The students who graduated
The students who graduated

Ridge Church School holds 65th Speech and Prize Giving Day, Passing Out ceremony

The Ridge Church School in Accra has celebrated its 65th Speech and Prize Giving Day, as well as, a Passing Out ceremony with a call on all stakeholders to help in the character building and discipline of children.

Speaking at the event, which was held on Saturday, November 19, 2022 at the school’s premises, a Judge of the High Court, Justice Mrs Afia Serwah Asare-Botwe, expressed the concern that “discipline is becoming more and more distant from our society by the day.”


The school choir marching to the event grounds

Worrying situation

For her, indiscipline and disrespect for authority, is becoming more and more in our society, saying “the unfortunate truth is that if we persist on the tangent we are headed, the society will be impossible to live in, with jungle justice and survival of the fittest being the order of the day.”

Speaking on the theme for the event, “Discipline and character building lead to success”, Mrs Asare-Botwe explained that it is discipline that makes any professional or worker able to achieve any mark or distinguish himself or herself.

Justice Mrs Afia Serwah Asare-Botwe seated 2nd left with some dignitaries at the event, including the Chief of Staff at the Office of the President, Madam Frema Osei Opare (2nd right)

She added, “Discipline is a must if any institution will succeed in anything, observing that the school environment is particularly critical for both management and parents to collaborate in the discipline of the pupils.

“No matter what qualification one has and systems a school will have in place, there is no way a lack of discipline will bring about any achievement,” Mrs Asare-Botwe noted.

For her, it is important for both parents and teachers not to fail to discipline children, saying “we must note that we are setting our children up for failure in future if we fail to discipline them.”

She stressed that being disciplined or punished for being in breach of the proper rules and regulation does not mean that the person meting out the sanction or punishment “is a bad person, or does not like the person being punished.”

Rather, she explained, people are disciplined “to deter the person in the wrong as well as anyone who would copy the bad behaviour” having in mind that sanctions or punishment will be handed down.

Parents’s role

Mrs Asare-Botwe expressed the worry any person who is not disciplined is difficult to like and get on with, encouraging parents in particular, to contribute greatly to the disciplining of children.

“The adage that charity begins at home cannot be truer where discipline is concerned…it is the duty of parents to instill discipline and principles in their children even before they start schooling,” she stated.

She was of the view that children “must be used to being properly directed such that whenever some other person sets out to correct them, they will not find it unusual.”

She added that whatever other discipline the school, church or other person may hand down to children should only be supplementary to what the home has already started from foundation.

Mrs Asare-Botwe, therefore, admonished the graduating students as well as the continuing students to be guided by the principles of discipline, such as punctuality, diligence, being in the right place and at the right time, doing the right thing all the time, whether one is being supervised or not.
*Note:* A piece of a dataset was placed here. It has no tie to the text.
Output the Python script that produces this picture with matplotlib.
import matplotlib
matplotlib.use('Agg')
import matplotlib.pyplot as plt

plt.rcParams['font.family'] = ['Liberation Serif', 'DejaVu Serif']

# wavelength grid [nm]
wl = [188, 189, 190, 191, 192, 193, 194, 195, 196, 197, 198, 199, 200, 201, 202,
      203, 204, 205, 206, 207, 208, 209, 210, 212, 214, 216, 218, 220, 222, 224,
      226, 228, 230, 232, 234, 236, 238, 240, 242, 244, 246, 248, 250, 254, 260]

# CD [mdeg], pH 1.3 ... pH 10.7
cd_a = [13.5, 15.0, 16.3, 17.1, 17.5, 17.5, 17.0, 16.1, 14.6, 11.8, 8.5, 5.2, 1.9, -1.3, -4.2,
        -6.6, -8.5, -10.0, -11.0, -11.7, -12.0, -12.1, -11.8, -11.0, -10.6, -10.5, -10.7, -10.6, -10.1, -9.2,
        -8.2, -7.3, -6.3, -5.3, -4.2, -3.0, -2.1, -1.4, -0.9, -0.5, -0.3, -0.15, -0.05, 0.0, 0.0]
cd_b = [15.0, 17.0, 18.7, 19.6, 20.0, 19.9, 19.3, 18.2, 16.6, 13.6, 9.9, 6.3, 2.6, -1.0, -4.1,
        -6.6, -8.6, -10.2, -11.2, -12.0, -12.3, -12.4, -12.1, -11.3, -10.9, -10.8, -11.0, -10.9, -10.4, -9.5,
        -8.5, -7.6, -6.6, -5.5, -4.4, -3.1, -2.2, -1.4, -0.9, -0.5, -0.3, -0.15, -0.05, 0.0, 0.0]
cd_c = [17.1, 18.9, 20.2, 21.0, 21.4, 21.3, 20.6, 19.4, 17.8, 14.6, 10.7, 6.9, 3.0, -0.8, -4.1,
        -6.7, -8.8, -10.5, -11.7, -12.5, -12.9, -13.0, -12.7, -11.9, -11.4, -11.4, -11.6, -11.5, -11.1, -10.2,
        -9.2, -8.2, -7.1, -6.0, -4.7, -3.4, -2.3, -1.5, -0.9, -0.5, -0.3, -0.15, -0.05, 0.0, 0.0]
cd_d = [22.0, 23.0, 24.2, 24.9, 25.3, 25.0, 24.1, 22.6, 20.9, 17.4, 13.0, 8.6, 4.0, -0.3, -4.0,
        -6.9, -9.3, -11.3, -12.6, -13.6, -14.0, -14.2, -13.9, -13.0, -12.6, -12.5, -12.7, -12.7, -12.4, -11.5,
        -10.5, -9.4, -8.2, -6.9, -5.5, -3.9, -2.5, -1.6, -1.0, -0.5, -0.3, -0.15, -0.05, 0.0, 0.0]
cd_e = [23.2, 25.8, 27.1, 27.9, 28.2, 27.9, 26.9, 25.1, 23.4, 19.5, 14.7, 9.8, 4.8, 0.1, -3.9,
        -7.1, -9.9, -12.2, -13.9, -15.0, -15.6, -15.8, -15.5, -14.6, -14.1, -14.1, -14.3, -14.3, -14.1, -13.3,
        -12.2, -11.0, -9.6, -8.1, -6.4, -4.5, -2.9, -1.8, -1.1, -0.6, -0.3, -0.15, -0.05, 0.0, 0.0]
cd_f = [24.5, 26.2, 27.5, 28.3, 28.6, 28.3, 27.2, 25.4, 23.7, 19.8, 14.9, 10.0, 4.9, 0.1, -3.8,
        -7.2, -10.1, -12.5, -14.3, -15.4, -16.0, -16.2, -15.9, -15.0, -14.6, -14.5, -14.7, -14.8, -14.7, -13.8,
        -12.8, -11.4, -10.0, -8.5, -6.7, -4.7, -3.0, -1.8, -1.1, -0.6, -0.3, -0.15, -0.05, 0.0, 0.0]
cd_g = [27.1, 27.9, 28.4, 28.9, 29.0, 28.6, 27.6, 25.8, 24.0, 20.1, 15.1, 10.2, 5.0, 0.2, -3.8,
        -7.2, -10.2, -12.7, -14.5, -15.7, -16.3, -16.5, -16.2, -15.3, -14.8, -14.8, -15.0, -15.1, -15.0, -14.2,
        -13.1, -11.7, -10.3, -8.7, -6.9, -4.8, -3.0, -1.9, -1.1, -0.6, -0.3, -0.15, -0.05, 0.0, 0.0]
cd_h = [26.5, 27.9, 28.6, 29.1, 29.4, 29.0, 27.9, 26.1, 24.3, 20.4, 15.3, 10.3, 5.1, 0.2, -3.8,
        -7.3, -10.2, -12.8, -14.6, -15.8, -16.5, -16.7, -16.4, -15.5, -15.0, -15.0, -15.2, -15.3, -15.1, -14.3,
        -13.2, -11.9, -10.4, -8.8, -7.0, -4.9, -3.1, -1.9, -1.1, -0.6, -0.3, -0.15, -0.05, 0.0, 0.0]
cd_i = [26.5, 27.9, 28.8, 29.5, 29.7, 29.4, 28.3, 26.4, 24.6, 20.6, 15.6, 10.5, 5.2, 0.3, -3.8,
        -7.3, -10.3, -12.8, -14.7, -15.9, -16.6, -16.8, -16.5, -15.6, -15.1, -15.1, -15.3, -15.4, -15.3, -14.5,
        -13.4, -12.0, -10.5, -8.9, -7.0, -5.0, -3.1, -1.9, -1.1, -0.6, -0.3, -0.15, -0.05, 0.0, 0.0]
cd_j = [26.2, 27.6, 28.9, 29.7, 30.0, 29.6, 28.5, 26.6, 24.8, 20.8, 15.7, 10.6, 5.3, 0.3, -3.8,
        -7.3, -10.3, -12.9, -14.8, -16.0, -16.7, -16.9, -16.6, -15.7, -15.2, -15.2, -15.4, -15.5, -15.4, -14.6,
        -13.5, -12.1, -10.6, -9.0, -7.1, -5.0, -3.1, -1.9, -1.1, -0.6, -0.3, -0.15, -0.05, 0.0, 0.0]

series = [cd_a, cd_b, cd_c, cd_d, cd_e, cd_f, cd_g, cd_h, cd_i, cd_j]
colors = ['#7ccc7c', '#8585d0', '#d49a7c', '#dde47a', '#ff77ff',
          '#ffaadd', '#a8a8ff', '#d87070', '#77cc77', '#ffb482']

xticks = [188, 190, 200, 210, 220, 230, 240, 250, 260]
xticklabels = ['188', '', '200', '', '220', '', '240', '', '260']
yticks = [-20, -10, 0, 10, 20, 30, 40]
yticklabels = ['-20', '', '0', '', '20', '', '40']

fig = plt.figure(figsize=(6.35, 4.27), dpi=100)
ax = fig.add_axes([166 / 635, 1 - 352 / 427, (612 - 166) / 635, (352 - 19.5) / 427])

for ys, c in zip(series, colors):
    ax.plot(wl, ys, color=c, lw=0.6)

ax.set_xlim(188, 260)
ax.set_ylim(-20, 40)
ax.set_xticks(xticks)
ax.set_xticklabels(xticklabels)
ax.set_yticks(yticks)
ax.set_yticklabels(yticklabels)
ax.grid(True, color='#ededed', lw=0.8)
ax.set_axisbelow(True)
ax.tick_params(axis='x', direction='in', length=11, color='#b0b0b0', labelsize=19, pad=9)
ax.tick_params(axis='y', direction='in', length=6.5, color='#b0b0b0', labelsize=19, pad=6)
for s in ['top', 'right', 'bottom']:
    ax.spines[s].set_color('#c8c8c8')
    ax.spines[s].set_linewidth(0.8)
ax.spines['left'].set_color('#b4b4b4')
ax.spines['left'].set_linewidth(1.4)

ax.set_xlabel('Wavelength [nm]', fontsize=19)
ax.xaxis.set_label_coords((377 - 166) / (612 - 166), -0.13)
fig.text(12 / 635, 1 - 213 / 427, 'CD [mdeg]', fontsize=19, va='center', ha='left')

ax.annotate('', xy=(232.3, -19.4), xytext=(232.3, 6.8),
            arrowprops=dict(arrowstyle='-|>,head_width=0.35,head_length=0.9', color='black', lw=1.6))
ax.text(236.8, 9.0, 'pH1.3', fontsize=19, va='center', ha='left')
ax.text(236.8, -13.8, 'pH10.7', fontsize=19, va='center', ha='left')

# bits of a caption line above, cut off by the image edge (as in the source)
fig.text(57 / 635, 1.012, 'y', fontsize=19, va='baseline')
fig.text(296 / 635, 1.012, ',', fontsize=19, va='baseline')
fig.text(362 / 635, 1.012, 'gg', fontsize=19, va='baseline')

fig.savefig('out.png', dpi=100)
The Guest of Honour for the event, Madam Frema Osei Opare, the Chief of Staff at the Office of the President, said indiscipline and bad character threaten any meaningful academic work, especially in the school environment.

She therefore commended the leadership of the school and the teachers for over the years, producing disciplined graduates.

For her, discipline and good character were the bedrock of any successful academic journey, hence encouraging the graduating students to always remember the training they have received from the school.

Brighter future

The Headmistress of the school, Mrs Nana Ama Acheampomaa Badasu, in her report, expressed her gratitude to the various stakeholders of the school for their contributions to the enviable records of the school so far.

Madam Frema Osei Opare, the Chief of Staff at the Office of the President speaking at the event

She said in 2021, the school presented 91 candidates, comprising 50 boys and 41 girls for the BECE, pointing out that “over 80% of our candidates obtained grades 1,2 or three in five subjects.”

She expressed the hope that the school’s 2022 batch will produce much better results in the BECE.


Mrs Badasu advised the graduating students to see the event as “a stepping stone to attain greater heights.”


She further admonished the students to live their lives with integrity and not give in to peer pressure or to try to be something they are not.

“It is still possible to make a difference. Depend on God and acknowledge Him in all your endeavours,” she stressed.

She again encouraged the graduating students to keep in contact with their colleagues as they moved on in life.


The 65th Speech and Prize Giving Day and Passing Out ceremony was used to honour deserving teacher, past students and pupils in the school for distinguishing themselves.